The siege began in earnest on April 5, 1291. Appeals from Acre back to Europe for reinforcements fell mostly on deaf ears; the zeal for Crusading had been superseded by gthe urgency of intra-European affairs. Henry II arrived with reinforcements from Cyprus, but they weren’t nearly enough to counter the army that Khalil had amassed. The Crusaders offered to make restitution for the aforementioned massacres, but when Khalil demanded Acre itself as said restitution that kind of brought the negotiations to a halt.

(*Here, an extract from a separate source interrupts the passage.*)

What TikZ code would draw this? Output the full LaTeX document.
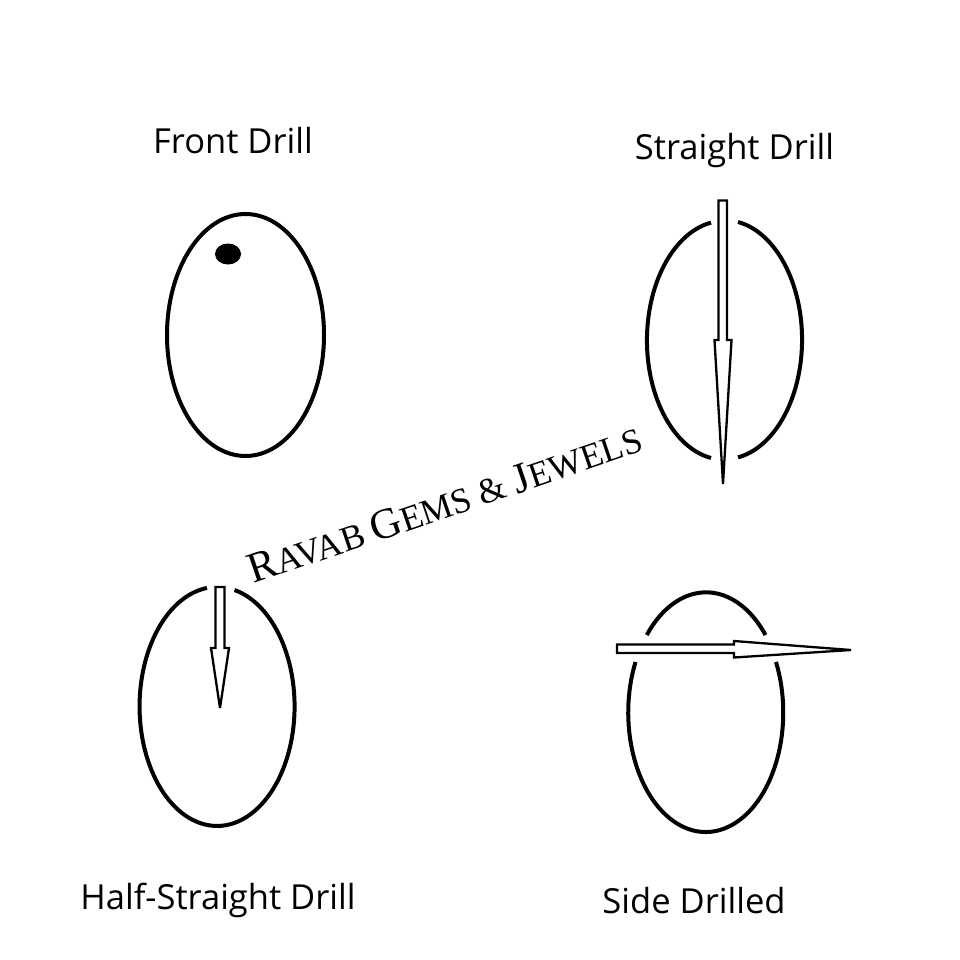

Finally on May 18, a heavy assault by the Mamluks on one of Acre’s towers proved successful, and the city fell as its inhabitants fled for the docks in panic to try to board ships heading to Europe. The last holdout proved to be Acre’s Templar office, which took in refugees and was defended ferociously by the remaining Templar knights. On May 28, during an assault by a company of Mamluks, the structure collapsed, killing the refugees, the Templars, and many of the attackers.
After Acre fell, Cyprus continued to serve as the seat of the now even more farcical “Kingdom of Jerusalem.” That pretense was all but put to rest when the Venetians took control of the island in 1473, and certainly when the Ottomans took it from Venice in 1570. A new crusade to restore the Christian presence in the Holy Land was sometimes talked about, but never actually came to fruition. A small Templar fortress on the Isle of Ruad (modern Arwad, Syria) fell in 1303, which made a hypothetical Christian invasion of the Levant logistically dubious. And European rulers were simply too entangled in continental affairs to focus on Crusading again.
This is not to say that the concept of the “crusade” died completely, but its meaning did change. Among these attention-grabbing continental affairs was the rise of the Ottomans in the late 14th century, which put Europe squarely back on the defensive when it came to Islam. From then on, and for several centuries to come, most talk of “crusade” would involve operations to defend Europe from the Ottomans.